Parisian physicians were beginning to specialize in different areas of medicine such as obstetrics, lunacy, and ophthalmology. Ultimately the specialist posed a threat to the general practitioners despite their humane and scientific motives and activities. The prevailing theory of the time was that the body was a whole unit, its parts being interconnected in such a way that specialization of one function or part would jeopardize the functions of the whole body. The bitter practitioners also feared they would lose their patients to specialist hospitals, depriving the doctors of an income. Eventually the widespread success and fame of specialists was tarnished by the practitioners "labeling the specialist as a greedy profiteer, seeking only to line his pockets" (Peterson 272).
The income of a medical man varied widely. While most apothecaries and surgeons had to play dual roles to earn enough to survive, high ranking physician consultants in London (between 1824 and 1846) could earn between 1500 and 2000 pounds a year. By the end of the century this figure increased to between 4000 and 5000 pounds a year. Wealthy physicians often owned estates, country homes, and many horses and carriages, and employed many servants. Financial success depended on clientele, expertise, and whether or not the physician was considered fashionable within social circles.
Ironically, most physicians regardless of status were ignorant of drug actions, even as late as 1850, and "were content to enquire about previous illness and present appetite: to feel the pulse, and to observe the appearance of the eyes, tongue, urine, and faeces, in that order of interest" (Younson 19).

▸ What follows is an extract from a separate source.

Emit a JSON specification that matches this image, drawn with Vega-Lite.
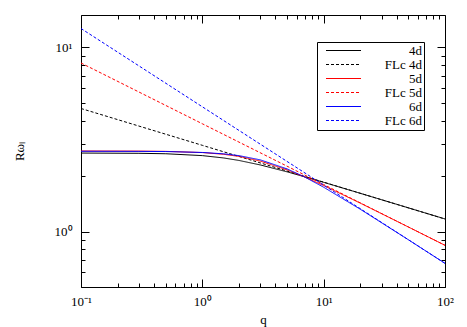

These kinds of practices were to change with the passing of the Medical Act Amendment Act of 1886. The small group of dedicated and knowledgeable men of medicine, whose goal was to reform medical education and thereby change medical practices, finally had a voice in Parliament. Gone were the antics such as "Steeplechases in the dissecting room, cheating on the Latin examination, flirting with the barmaid, gin-and water until three o'clock in the morning" (Peterson 40). By the 1880's, these stereotypical university scenes were replaced by "a new image of the medical student: surrounded by books, a model of human skull at his elbow, he labored over his studies with gravity and decorum late in to the night" (Peterson 40). Because of the efforts of the enlightened few, and because of the discoveries happening in other European countries, the United Kingdom was finally able to give the medical profession the much desired respect and reform that it needed, making medicine a profession to be revered and a source of pride to all those who practiced it.
Peterson, M. Jeanne. The Medical Profession in Mid-Victorian London. Berkeley, Los Angeles, London: U of California P, 1978.
Pfeiffer, Carl J. The Art and Practice of Western Medicine in the Early Nineteenth Century. Jefferson, NC, and London: McFarland, 1985.
Youngson, A.J. The Scientific Revolution in Victorian Medicine. New York: Holmes and Meier, 1979.